RIO DE JANEIRO – Brazil's defense minister has agreed to investigate military facilities where human rights abuses are believed to have been committed during the country's 21-year dictatorship, the National Truth Commission said Tuesday.
The announcement came a day after the 50th anniversary of the coup that launched the dictatorship in the South American nation, and as a melee on the floor of Congress forced the suspension of a special session marking the date.
In a statement on its website, the National Truth Commission said Defense Minister Celso Amorim agreed Tuesday by phone to form inquiry units within the armed forces to probe military installations thought to have been the sites of torture.
The commission requested the formation of the units earlier this year.
Meanwhile, a fight in Brazil's Congress forced suspension of a session marking the anniversary of the military coup that led to the 1964-85 dictatorship.

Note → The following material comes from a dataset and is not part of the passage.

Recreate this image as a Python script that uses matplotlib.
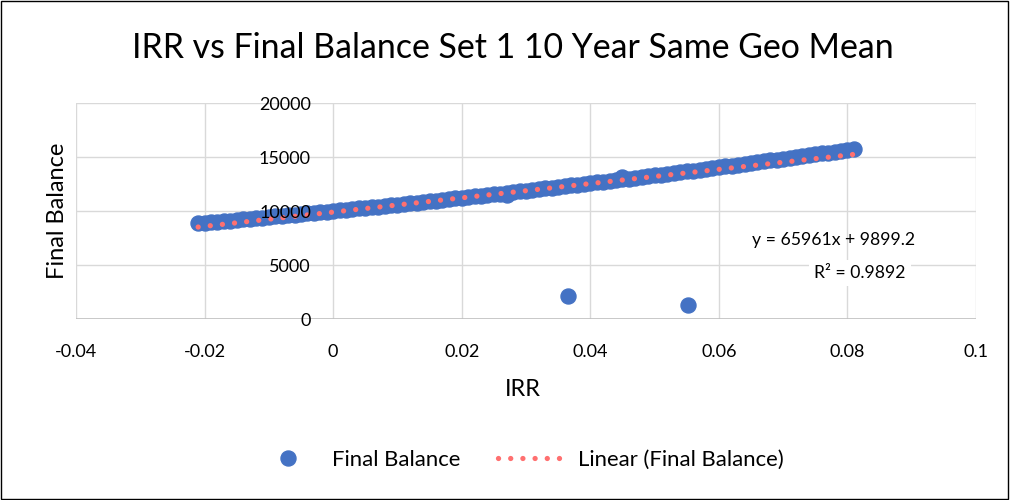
import matplotlib
matplotlib.use("Agg")
import matplotlib.pyplot as plt
from matplotlib.lines import Line2D
from matplotlib.patches import Rectangle

plt.rcParams['font.family'] = ['Lato', 'DejaVu Sans']

title = "IRR vs Final Balance Set 1 10 Year Same Geo Mean"
x_label = "IRR"
y_label = "Final Balance"
series_name = "Final Balance"
trend_name = "Linear (Final Balance)"

irr = [-0.021, -0.020, -0.019, -0.018, -0.017, -0.016, -0.015, -0.014, -0.013, -0.012,
       -0.011, -0.010, -0.009, -0.008, -0.007, -0.006, -0.005, -0.004, -0.003, -0.002,
       -0.001, 0.000, 0.001, 0.002, 0.003, 0.004, 0.005, 0.006, 0.007, 0.008,
       0.009, 0.010, 0.011, 0.012, 0.013, 0.014, 0.015, 0.016, 0.017, 0.018,
       0.019, 0.020, 0.021, 0.022, 0.023, 0.024, 0.025, 0.026, 0.027, 0.028,
       0.029, 0.030, 0.031, 0.032, 0.033, 0.034, 0.035, 0.036, 0.037, 0.038,
       0.039, 0.040, 0.041, 0.042, 0.043, 0.044, 0.045, 0.046, 0.047, 0.048,
       0.049, 0.050, 0.051, 0.052, 0.053, 0.054, 0.055, 0.056, 0.057, 0.058,
       0.059, 0.060, 0.061, 0.062, 0.063, 0.064, 0.065, 0.066, 0.067, 0.068,
       0.069, 0.070, 0.071, 0.072, 0.073, 0.074, 0.075, 0.076, 0.077, 0.078,
       0.079, 0.080, 0.081,
       0.027, 0.045, 0.0365, 0.0552]
balance = [8853, 8904, 8956, 9008, 9060, 9113, 9166, 9219, 9273, 9327,
           9381, 9436, 9491, 9546, 9602, 9658, 9714, 9771, 9827, 9885,
           9942, 10000, 10058, 10117, 10175, 10235, 10294, 10354, 10414, 10474,
           10535, 10596, 10657, 10719, 10781, 10843, 10906, 10969, 11032, 11096,
           11160, 11224, 11289, 11353, 11419, 11484, 11550, 11616, 11683, 11749,
           11817, 11884, 11952, 12020, 12088, 12157, 12226, 12295, 12365, 12435,
           12505, 12576, 12647, 12718, 12790, 12862, 12934, 13007, 13079, 13153,
           13226, 13300, 13374, 13449, 13523, 13599, 13674, 13750, 13826, 13902,
           13979, 14056, 14133, 14211, 14289, 14367, 14446, 14525, 14604, 14684,
           14764, 14844, 14925, 15005, 15087, 15168, 15250, 15332, 15415, 15497,
           15581, 15664, 15748,
           11450, 13150, 2150, 1300]

slope = 65961
intercept = 9899.2
r_squared = 0.9892

x_ticks = [-0.04, -0.02, 0, 0.02, 0.04, 0.06, 0.08, 0.1]
x_tick_labels = ["-0.04", "-0.02", "0", "0.02", "0.04", "0.06", "0.08", "0.1"]
y_ticks = [0, 5000, 10000, 15000, 20000]
y_tick_labels = ["0", "5000", "10000", "15000", "20000"]

blue = '#4472C4'
red = '#FF7070'
grid_color = '#D9D9D9'

fig = plt.figure(figsize=(10.1, 5.0), dpi=100)
fig.patches.append(Rectangle((0.001, 0.002), 0.997, 0.996, transform=fig.transFigure,
                             fill=False, edgecolor='black', linewidth=1.0))

ax = fig.add_axes([76/1010, 1 - 319/500, 900/1010, 216/500])
ax.set_xlim(-0.04, 0.1)
ax.set_ylim(0, 20000)
for s in ['top', 'right', 'bottom']:
    ax.spines[s].set_visible(False)
ax.spines['left'].set_position(('data', 0))
ax.spines['left'].set_visible(False)

ax.set_xticks(x_ticks)
ax.set_xticklabels(x_tick_labels)
ax.set_yticks(y_ticks)
ax.set_yticklabels(y_tick_labels)
ax.tick_params(axis='x', length=0, pad=18, labelsize=13)
ax.tick_params(axis='y', length=0, pad=16, labelsize=13)
ax.set_axisbelow(True)
ax.grid(True, axis='x', color=grid_color, linewidth=1.0)
for yt in y_ticks[1:]:
    ax.axhline(yt, color=grid_color, linewidth=1.0, zorder=0.6)
ax.axhline(0, color='#BFBFBF', linewidth=1.2, zorder=1)
ax.yaxis.set_zorder(6)

ax.plot(irr, balance, linestyle='none', marker='o', markersize=10.8,
        color=blue, zorder=3)

dot_style = (0, (0.01, 2.3))
xmin, xmax = min(irr), max(irr)
ax.plot([xmin, xmax], [slope * xmin + intercept, slope * xmax + intercept],
        color=red, linewidth=3.8, linestyle=dot_style,
        dash_capstyle='round', zorder=4)

fig.text(915/1010, 1 - 240/500, f"y = {slope}x + {intercept}",
         ha='right', va='center', fontsize=12.7, zorder=5)
fig.text(906/1010, 1 - 273/500, f"R² = {r_squared}",
         ha='right', va='center', fontsize=12.7, zorder=5,
         bbox=dict(boxstyle='square,pad=0.3', facecolor='white', edgecolor='none'))

fig.text(513/1010, 1 - 48/500, title, ha='center', va='center', fontsize=24.4)
fig.text(58/1010, 1 - 211/500, y_label, ha='center', va='center', rotation=90, fontsize=17)
fig.text(523/1010, 1 - 390/500, x_label, ha='center', va='center', fontsize=17)

handles = [Line2D([], [], linestyle='none', marker='o', markersize=10.8, color=blue),
           Line2D([], [], color=red, linewidth=3.8, linestyle=dot_style,
                  dash_capstyle='round')]
fig.legend(handles, [series_name, trend_name], loc='center', bbox_to_anchor=(518/1010, 1 - 460/500),
           ncol=2, frameon=False, fontsize=15.9, handlelength=3.2, columnspacing=1.7,
           handletextpad=0.4)

fig.savefig('out.png', dpi=100)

Television channels broadcast images of pandemonium in the House of Representatives as supporters and opponents of the coup faced off. The fight broke out among members of the public attending the session.
The G1 internet portal of the Globo television network ran images of two women attacking one another as security personnel attempted to separate them.
G1 said the lawmaker presiding over Tuesday's session suspended it several times in an effort to restore order before definitively adjourning it.
The report said families of victims of torture under the dictatorship were among attendees.